Transmission d'entreprises : un risque de "dévitalisation" de certains territoires
Avec environ 60.000 transmissions d'entreprises chaque année, certains territoires risquent de se dévitaliser faute de repreneurs, alertent deux sénateurs dans une proposition de loi qui vise à toiletter les dispositifs existants. Le sujet sera prochainement au menu du projet de loi Pacte.

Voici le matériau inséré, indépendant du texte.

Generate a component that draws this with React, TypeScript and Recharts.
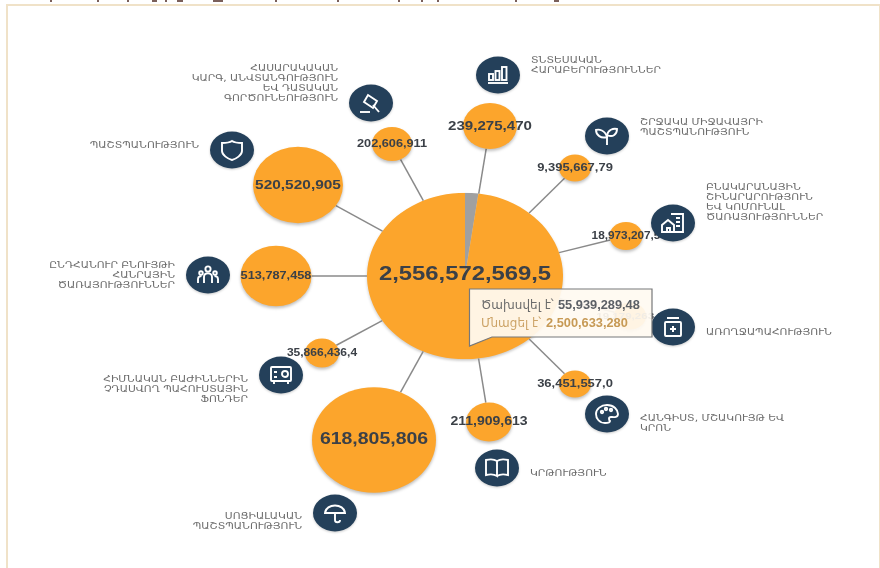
import React from 'react';
import { PieChart, Pie, Cell, ScatterChart, Scatter, XAxis, YAxis, ZAxis, ReferenceLine } from 'recharts';

// budget totals shown in the hub and the tooltip
const hubLabel = '2,556,572,569,5';
const spentLabel = '55,939,289,48';
const leftLabel = '2,500,633,280';
const hubSlices = [
  { name: 'Ծախսվել է՝', value: 55939289 },
  { name: 'Մնացել է՝', value: 2500633280 },
];
const SLICE_COLORS = ['#a0a0a0', '#fca52c'];

// bubbles round the hub (values are cut off in the source picture, so they stay strings)
const bubbleLabels = [
  '202,606,911', '239,275,470', '9,395,667,79', '18,973,207,5', '19,179,263,8', '36,451,557,0',
  '211,909,613', '618,805,806', '35,866,436,4', '513,787,458', '520,520,905',
];
const bubbleX = [392, 490, 575, 626, 630, 575, 489, 374, 322, 276, 298];
const bubbleY = [144, 126, 168, 236, 316, 384, 422, 440, 353, 276, 185];
const bubbleArea = [1257, 2290, 804, 855, 804, 804, 1662, 12076, 908, 3959, 6362];
const labelFontPx = [10.8, 12.8, 11, 10, 9.8, 11, 11.9, 16.5, 10.2, 10.8, 13.1];

// sectors, each with its icon
const iconNames = ['gavel', 'bars', 'sprout', 'house', 'jar', 'palette', 'book', 'umbrella', 'safe', 'people', 'shield'];
const sectorLines = [
  ['ՀԱՍԱՐԱԿԱԿԱՆ', 'ԿԱՐԳ, ԱՆՎՏԱՆԳՈՒԹՅՈՒՆ', 'ԵՎ ԴԱՏԱԿԱՆ', 'ԳՈՐԾՈՒՆԵՈՒԹՅՈՒՆ'],
  ['ՏՆՏԵՍԱԿԱՆ', 'ՀԱՐԱԲԵՐՈՒԹՅՈՒՆՆԵՐ'],
  ['ՇՐՋԱԿԱ ՄԻՋԱՎԱՅՐԻ', 'ՊԱՇՏՊԱՆՈՒԹՅՈՒՆ'],
  ['ԲՆԱԿԱՐԱՆԱՅԻՆ', 'ՇԻՆԱՐԱՐՈՒԹՅՈՒՆ', 'ԵՎ ԿՈՄՈՒՆԱԼ', 'ԾԱՌԱՅՈՒԹՅՈՒՆՆԵՐ'],
  ['ԱՌՈՂՋԱՊԱՀՈՒԹՅՈՒՆ'],
  ['ՀԱՆԳԻՍՏ, ՄՇԱԿՈՒՅԹ ԵՎ', 'ԿՐՈՆ'],
  ['ԿՐԹՈՒԹՅՈՒՆ'],
  ['ՍՈՑԻԱԼԱԿԱՆ', 'ՊԱՇՏՊԱՆՈՒԹՅՈՒՆ'],
  ['ՀԻՄՆԱԿԱՆ ԲԱԺԻՆՆԵՐԻՆ', 'ՉԴԱՍՎՈՂ ՊԱՀՈՒՍՏԱՅԻՆ', 'ՖՈՆԴԵՐ'],
  ['ԸՆԴՀԱՆՈՒՐ ԲՆՈՒՅԹԻ', 'ՀԱՆՐԱՅԻՆ', 'ԾԱՌԱՅՈՒԹՅՈՒՆՆԵՐ'],
  ['ՊԱՇՏՊԱՆՈՒԹՅՈՒՆ'],
];
const iconX = [371, 498, 607, 673, 673, 607, 497, 335, 281, 208, 232];
const iconY = [103, 75, 136, 223, 327, 414, 468, 513, 375, 275, 150];
const textSide = [-1, 1, 1, 1, 1, 1, 1, -1, -1, -1, -1];
const textShift = [-20, -10, -9, -21, 5, 9, 5, 8, 14, 0, -5];

// cut-off title at the very top of the screenshot: [left, width]
const titleStubs = [[50, 2], [97, 2], [127, 2], [152, 5], [165, 2], [177, 6], [213, 10], [275, 2], [337, 2], [398, 2], [421, 2], [437, 2], [515, 2], [554, 5]];

const WIDTH = 880;
const HEIGHT = 568;
const HUB_X = 465;
const HUB_Y = 276;
const HUB_RX = 98;
const SQUASH = 0.85; // source screenshot is stretched sideways

const bubbles = bubbleLabels.map((label, i) => ({ label, x: bubbleX[i], y: bubbleY[i], z: bubbleArea[i], font: labelFontPx[i] }));
const icons = iconNames.map((name, i) => ({ name, x: iconX[i], y: iconY[i], lines: sectorLines[i], side: textSide[i], shift: textShift[i] }));

// where the spoke towards (tx, ty) leaves an ellipse of radius rx centred at (cx, cy)
const edgePoint = (cx: number, cy: number, rx: number, tx: number, ty: number) => {
  const dx = tx - cx;
  const dy = ty - cy;
  const k = 1 / Math.sqrt((dx / rx) ** 2 + (dy / (rx * SQUASH)) ** 2);
  return { x: cx + dx * k, y: cy + dy * k };
};

const BubbleShape = (props: any) => {
  const { cx, cy, width, payload } = props;
  const rx = width / 2;
  return (
    <g>
      <ellipse cx={cx} cy={cy} rx={rx} ry={rx * SQUASH} fill="#fca52c" style={{ filter: 'drop-shadow(0 2px 1.5px rgba(0,0,0,0.25))' }} />
      <text
        transform={`translate(${cx} ${cy - 1}) scale(1.18 1)`}
        textAnchor="middle"
        dominantBaseline="central"
        fontFamily="'Liberation Sans', Arial, sans-serif"
        fontWeight="bold"
        fontSize={payload.font}
        fill="#3b4047"
      >
        {payload.label}
      </text>
    </g>
  );
};

const HubLabelShape = (props: any) => (
  <text
    transform={`translate(${props.cx} ${props.cy - 3}) scale(1.18 1)`}
    textAnchor="middle"
    dominantBaseline="central"
    fontFamily="'Liberation Sans', Arial, sans-serif"
    fontWeight="bold"
    fontSize={20.2}
    fill="#3b4047"
  >
    {hubLabel}
  </text>
);

const glyphs: Record<string, React.ReactNode> = {
  gavel: (
    <>
      <path d="M-4 -9 L5 -3 L1 4 L-8 -2 Z" transform="translate(1 1)" />
      <path d="M2 2 L8 9" />
      <path d="M-11 9 H-1" />
    </>
  ),
  bars: (
    <>
      <rect x="-9" y="-1" width="4" height="6" />
      <rect x="-2.5" y="-4" width="4" height="9" />
      <rect x="4" y="-8" width="4.5" height="13" />
      <path d="M-10 8 H10" />
    </>
  ),
  sprout: (
    <>
      <path d="M0 9 V0" />
      <path d="M0 1 C-2 -6 -8 -7 -11 -6 C-11 -1 -6 3 0 1 Z" />
      <path d="M0 -1 C1 -6 6 -8 10 -7 C10 -2 6 2 0 -1 Z" />
    </>
  ),
  house: (
    <>
      <path d="M-2 -9 H10 V9 H-2" />
      <path d="M-11 9 V2 L-5 -3 L1 2 V9 Z" />
      <path d="M3 -5 H7 M3 -1 H7 M3 3 H7 M-6 9 V5 H-3 V9" />
    </>
  ),
  jar: (
    <>
      <path d="M-6 -9 H6 M-5 -5 H5" />
      <rect x="-8" y="-5" width="16" height="14" rx="1" />
      <path d="M-3 2 H3 M0 -1 V5" strokeWidth="2" />
    </>
  ),
  palette: (
    <>
      <path d="M0 -9 C7 -9 11 -4 11 0 C11 4 6 3 4 3 C1 3 2 6 3 7 C3 9 0 9 -2 9 C-8 9 -11 4 -11 0 C-11 -5 -6 -9 0 -9 Z" />
      <circle cx="-5" cy="-2" r="1.2" />
      <circle cx="-1" cy="-5" r="1.2" />
      <circle cx="4" cy="-4" r="1.2" />
    </>
  ),
  book: (
    <>
      <path d="M0 -7 C-3 -9 -7 -9 -11 -8 V7 C-7 6 -3 6 0 8 Z" />
      <path d="M0 -7 C3 -9 7 -9 11 -8 V7 C7 6 3 6 0 8" />
    </>
  ),
  umbrella: (
    <>
      <path d="M-10 0 C-9 -10 9 -10 10 0 Z" />
      <path d="M0 0 V7 C0 10 5 10 5 7" />
    </>
  ),
  safe: (
    <>
      <rect x="-10" y="-8" width="20" height="14" rx="1" />
      <circle cx="4" cy="-1" r="3" />
      <path d="M-7 -3 H-4 M-7 2 H-4 M-7 6 V9 M7 6 V9" />
    </>
  ),
  people: (
    <>
      <circle cx="0" cy="-6" r="2.6" />
      <circle cx="-7" cy="-2" r="1.8" />
      <circle cx="7" cy="-2" r="1.8" />
      <path d="M-4 8 V2 C-4 -3 4 -3 4 2 V8" />
      <path d="M-10 8 V4 C-10 1 -7 1 -6.5 1 M10 8 V4 C10 1 7 1 6.5 1" />
    </>
  ),
  shield: <path d="M0 -9 C3 -7 7 -7 10 -7 V1 C10 5 4 9 0 10 C-4 9 -10 5 -10 1 V-7 C-7 -7 -3 -7 0 -9 Z" />,
};

const IconShape = (props: any) => {
  const { cx, cy, payload } = props;
  const firstLine = payload.shift - ((payload.lines.length - 1) * 10.3) / 2;
  return (
    <g>
      <ellipse cx={cx} cy={cy} rx={22} ry={18.5} fill="#24405a" style={{ filter: 'drop-shadow(0 1px 1px rgba(0,0,0,0.2))' }} />
      <g transform={`translate(${cx} ${cy})`} fill="none" stroke="#fff" strokeWidth={1.9}>
        {glyphs[payload.name]}
      </g>
      <text
        transform={`translate(${cx + payload.side * 33} ${cy}) scale(1.25 1)`}
        textAnchor={payload.side < 0 ? 'end' : 'start'}
        fontFamily="'DejaVu Sans', sans-serif"
        fontSize={8.6}
        fill="#6c6c6c"
      >
        {payload.lines.map((line: string, i: number) => (
          <tspan key={line} x={0} y={firstLine + i * 10.3 + 3}>
            {line}
          </tspan>
        ))}
      </text>
    </g>
  );
};

const layer: React.CSSProperties = { position: 'absolute', left: 0, top: 0 };

export default function App() {
  return (
    <div style={{ ...layer, width: WIDTH, height: HEIGHT, overflow: 'hidden', background: '#fff', filter: 'blur(0.5px)' }}>
      {titleStubs.map(([left, w]) => (
        <div key={left} style={{ position: 'absolute', left, top: 0, width: w, height: 2, background: '#7a5f5a' }} />
      ))}
      <div style={{ position: 'absolute', left: 6, top: 4, width: 871, height: 620, border: '2px solid #f0e2c8' }} />

      <div
        style={{
          position: 'absolute',
          left: HUB_X - HUB_RX,
          top: HUB_Y - HUB_RX,
          transform: `scaleY(${SQUASH})`,
          filter: 'drop-shadow(0 2px 1.5px rgba(0,0,0,0.2))',
        }}
      >
        <PieChart width={HUB_RX * 2} height={HUB_RX * 2} margin={{ top: 0, right: 0, bottom: 0, left: 0 }}>
          <Pie
            data={hubSlices}
            dataKey="value"
            nameKey="name"
            cx={HUB_RX}
            cy={HUB_RX}
            innerRadius={0}
            outerRadius={HUB_RX}
            startAngle={90}
            endAngle={-270}
            stroke="none"
            isAnimationActive={false}
          >
            {hubSlices.map((s, i) => (
              <Cell key={s.name} fill={SLICE_COLORS[i]} />
            ))}
          </Pie>
        </PieChart>
      </div>

      <div style={layer}>
        <ScatterChart width={WIDTH} height={HEIGHT} margin={{ top: 0, right: 0, bottom: 0, left: 0 }}>
          <XAxis type="number" dataKey="x" domain={[0, WIDTH]} hide />
          <YAxis type="number" dataKey="y" domain={[0, HEIGHT]} reversed hide />
          <ZAxis type="number" dataKey="z" domain={[0, 13000]} range={[0, 13000]} />
          {bubbles.map((b) => {
            const rx = Math.sqrt(b.z / Math.PI);
            return (
              <ReferenceLine
                key={b.label}
                segment={[edgePoint(HUB_X, HUB_Y, HUB_RX, b.x, b.y), edgePoint(b.x, b.y, rx, HUB_X, HUB_Y)]}
                stroke="#8a8a8a"
                strokeWidth={1.5}
              />
            );
          })}
          <Scatter data={bubbles} shape={BubbleShape} isAnimationActive={false} />
          <Scatter data={[{ x: HUB_X, y: HUB_Y, z: 0 }]} shape={HubLabelShape} isAnimationActive={false} />
          <Scatter data={icons} shape={IconShape} isAnimationActive={false} />
        </ScatterChart>
      </div>

      {/* pinned tooltip of the hub */}
      <svg style={{ ...layer, pointerEvents: 'none' }} width={WIDTH} height={HEIGHT} fontFamily="'DejaVu Sans', sans-serif">
        <path d="M469.5 289 H652 V337 H492 L469.5 346 Z" fill="rgba(255,250,241,0.93)" stroke="#77787a" strokeWidth={1.2} />
        <text x={481} y={309} fontSize={12} fill="#6b6b6b">{hubSlices[0].name}</text>
        <text x={558} y={309} fontSize={12.8} fontWeight="bold" fontFamily="'Liberation Sans', sans-serif" fill="#5c6066">{spentLabel}</text>
        <text x={481} y={327} fontSize={12} fill="#cda468">{hubSlices[1].name}</text>
        <text x={546} y={327} fontSize={12.8} fontWeight="bold" fontFamily="'Liberation Sans', sans-serif" fill="#c79a55">{leftLabel}</text>
      </svg>
    </div>
  );
}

L'âge moyen des dirigeants d’entreprise pose un véritable problème pour l’avenir économique de certains territoires. En effet, 20% des dirigeants de PME sont âgés de plus de 60 ans et plus de 60% des dirigeants d'ETI ont au moins 55 ans. "Une période délicate s'ouvre donc pour l'économie française, puisque le risque sous-jacent est celui de la dévitalisation de certains territoires, touchés par des fermetures, des délocalisations et des pertes d'emplois indirects", alertent deux sénateurs dans une proposition de loi présentée le 14 mars, Claude Nougein (LR, Corrèze) et Michel Vaspart (LR, Côte d’Armor). A quelques semaines de la présentation du projet de loi Pacte qui comportera une série de mesures sur la transmission, les deux sénateurs - auteurs d’un rapport rédigé l’an dernier - s’invitent dans le débat. Dans leur rapport ils pointaient clairement l’enjeu : "Ces entreprises ne trouvent pas toujours repreneurs et lorsqu’elles en trouvent ceux-ci peuvent être tentés d’opérer des économies d’échelle en opérant des fusions voire de réduire la masse salariale en délocalisant."

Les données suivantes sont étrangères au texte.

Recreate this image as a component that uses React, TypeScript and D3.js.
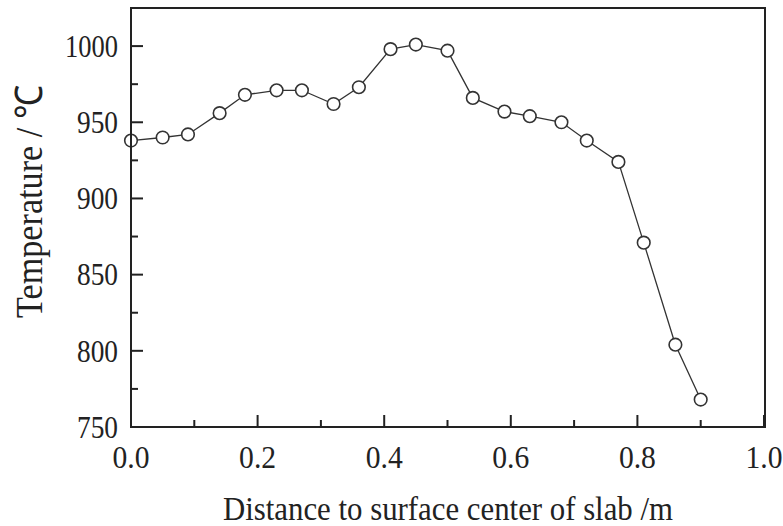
import React from "react";
import * as d3 from "d3";

const distance = [0, 0.05, 0.09, 0.14, 0.18, 0.23, 0.27, 0.32, 0.36, 0.41, 0.45, 0.5, 0.54, 0.59, 0.63, 0.68, 0.72, 0.77, 0.81, 0.86, 0.9];
const temperature = [938, 940, 942, 956, 968, 971, 971, 962, 973, 998, 1001, 997, 966, 957, 954, 950, 938, 924, 871, 804, 768];
const xTicks = [0, 0.2, 0.4, 0.6, 0.8, 1.0];
const xMinor = [0.1, 0.3, 0.5, 0.7, 0.9];
const yTicks = [750, 800, 850, 900, 950, 1000];
const yMinor = [775, 825, 875, 925, 975];
const xTitle = "Distance to surface center of slab /m";
const yTitle = "Temperature / \u2103";

const W = 783;
const H = 526;
const L = 131, R = 765, T = 8, B = 427;

export default function App() {
  const x = d3.scaleLinear().domain([0, 1]).range([L, 764]);
  const y = d3.scaleLinear().domain([750, 1025]).range([B, T]);
  const line = d3.line<number>().x((_, i) => x(distance[i])).y((d) => y(d));
  const font = "'Liberation Serif', 'Times New Roman', serif";
  return (
    <svg width={W} height={H} style={{ position: "absolute", left: 0, top: 0, background: "#fff" }}>
      <rect x={0} y={0} width={W} height={H} fill="#fff" />
      <path d={line(temperature) || ""} fill="none" stroke="#333" strokeWidth={1.3} />
      {temperature.map((v, i) => (
        <circle key={i} cx={x(distance[i])} cy={y(v)} r={6.3} fill="#fff" stroke="#333" strokeWidth={1.6} />
      ))}
      <rect x={L} y={T} width={R - L} height={B - T} fill="none" stroke="#222" strokeWidth={2} />
      {xTicks.map((t) => (
        <g key={"xt" + t}>
          <line x1={x(t)} x2={x(t)} y1={B} y2={B - 12} stroke="#222" strokeWidth={2} />
          <text x={x(t)} y={468} textAnchor="middle" fontFamily={font} fontSize={31} fill="#222" textLength={37} lengthAdjust="spacingAndGlyphs">
            {t.toFixed(1)}
          </text>
        </g>
      ))}
      {xMinor.map((t) => (
        <line key={"xm" + t} x1={x(t)} x2={x(t)} y1={B} y2={B - 7} stroke="#222" strokeWidth={2} />
      ))}
      {yTicks.map((t) => (
        <g key={"yt" + t}>
          <line x1={L} x2={L + 12} y1={y(t)} y2={y(t)} stroke="#222" strokeWidth={2} />
          <text x={118} y={y(t)} dy="0.35em" textAnchor="end" fontFamily={font} fontSize={31} fill="#222" textLength={String(t).length === 4 ? 53 : 41} lengthAdjust="spacingAndGlyphs">
            {t}
          </text>
        </g>
      ))}
      {yMinor.map((t) => (
        <line key={"ym" + t} x1={L} x2={L + 7} y1={y(t)} y2={y(t)} stroke="#222" strokeWidth={2} />
      ))}
      <text x={448} y={520} textAnchor="middle" fontFamily={font} fontSize={34} fill="#222" textLength={450} lengthAdjust="spacingAndGlyphs">
        {xTitle}
      </text>
      <text transform={`translate(42,${201.5}) rotate(-90)`} textAnchor="middle" fontFamily={font} fontSize={38} fill="#222" textLength={233} lengthAdjust="spacingAndGlyphs">
        {yTitle}
      </text>
    </svg>
  );
}
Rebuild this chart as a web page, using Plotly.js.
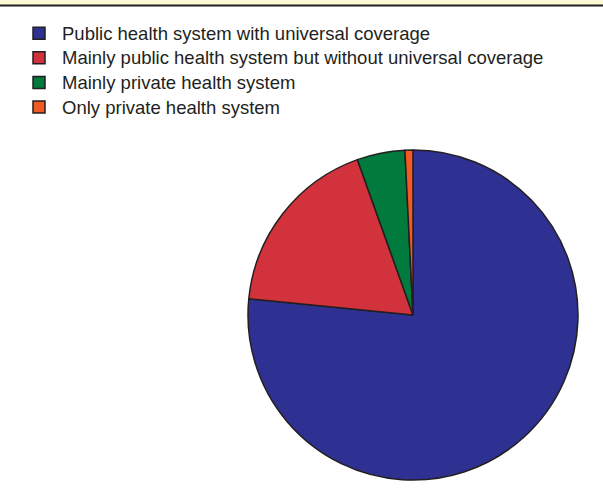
<!DOCTYPE html>
<html>
<head>
<meta charset="utf-8">
<script src="https://cdn.plot.ly/plotly-3.0.1.min.js"></script>
<style>
html,body{margin:0;padding:0;background:#fff;}
#chart{width:603px;height:503px;}
#chart text.legendtext{font-size:18.5px !important;}
#chart .legend, #chart .legend .scrollbox, #chart .legend g{clip-path:none !important;}
</style>
</head>
<body>
<div id="chart"></div>
<script>
const categories = [
  "Public health system with universal coverage",
  "Mainly public health system but without universal coverage",
  "Mainly private health system",
  "Only private health system"
];
const values = [98, 23, 6, 1];
const colors = ["#2e3192", "#d2323c", "#007a3d", "#f15a22"];

const W = 603, H = 503;
const trace = {
  type: "pie",
  labels: categories,
  values: values,
  sort: false,
  direction: "clockwise",
  rotation: 0,
  textinfo: "none",
  hoverinfo: "label+percent",
  marker: {colors: colors, line: {color: "#231f20", width: 1.5}},
  domain: {x: [248 / W, 578 / W], y: [1 - 480 / H, 1 - 150 / H]}
};
const layout = {
  width: W, height: H,
  margin: {l: 0, r: 0, t: 0, b: 0},
  paper_bgcolor: "#ffffff",
  showlegend: true,
  legend: {
    x: 16 / W, y: 1 - 16 / H, xanchor: "left", yanchor: "top",
    font: {family: "Liberation Sans, Arial, sans-serif", size: 16.6, color: "#231f20"},
    tracegroupgap: 0, itemwidth: 36, traceorder: "normal",
    bgcolor: "rgba(0,0,0,0)"
  },
  shapes: [
    {type: "rect", xref: "paper", yref: "paper", x0: 0, x1: 1, y0: 1 - 5 / H, y1: 1,
     fillcolor: "#fdf8d4", line: {width: 0}, layer: "below"},
    {type: "line", xref: "paper", yref: "paper", x0: 0, x1: 1, y0: 1 - 5.5 / H, y1: 1 - 5.5 / H,
     line: {color: "#231f20", width: 2}}
  ]
};
Plotly.newPlot("chart", [trace], layout, {displayModeBar: false, staticPlot: true});
</script>
</body>
</html>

Environ 60.000 transmissions par an
Pour les sénateurs, il faut commencer par doter les pouvoirs publics de données fiables sur l’ampleur du phénomène qui n’est plus officiellement comptabilisé depuis 2006. On estime à environ 60.000 transmissions par an, indiquaient-ils dans leur rapport, mais "sans aucune précision". La proposition de loi charge ainsi l’Insee de recenser à nouveau toutes les cessions et les cessations, en lien avec l’évolution de l’emploi dans les territoires.
Les sénateurs veulent aussi "dynamiser le financement de la transmission", notamment de la transmission familiale. Ils entendent ainsi moderniser le "pacte Dutreil", un dispositif "efficace" qui permet de diminuer de 75% les droits de succession dans une entreprise familiale, en contrepartie les successeurs doivent s’engager à maintenir les titres pendant une durée totale de six ans et conserver la direction de l’entreprise pendant trois ans. Ceci afin d’assurer la stabilité de l’entreprise pendant la période délicate de la passation. Les sénateurs proposent de faire passer le taux d'exonération à 90%, en contrepartie d'un allongement de la durée d’engagement à huit ans (un taux de 100% exposerait à un risque d'inconstitutionnalité, considèrent-ils). Mais dans le même temps, ils souhaitent assouplir le maintien des titres. "Cette contrainte est très forte car elle conduit à 'geler' l'organigramme des groupes pendant toute la durée des engagements, alors qu'il est essentiel qu'ils puissent évoluer pour tenir compte de leur environnement économique", expliquent-ils.
Le texte élargit par ailleurs aux PME et ETI l'échelonnement de l'impôt sur les plus-values de cession aujourd’hui réservé aux entreprises de moins de 10 salariés. Seul un seuil de 10 millions de chiffre d'affaires serait alors pris en compte.
Les sénateurs veulent aussi revenir sur l’une des dispositions de la loi Hamon qui obligeait les dirigeants d’une entreprise à informer les salariés de leurs projets de cession pour envisager une reprise interne. "Les très nombreuses critiques de ce dispositif ont souligné le caractère inopérant de cette obligation d'information préalable des salariés en cas de cession, notamment en raison d'un délai à la fois trop court pour permettre aux salariés de s'organiser et suffisamment long pour fragiliser l'entreprise qui devient ainsi vulnérable aux yeux des clients et des fournisseurs."
Référence : proposition de loi visant à moderniser la transmission d'entreprise, présentée par Claude Nougein et Michel Vaspart.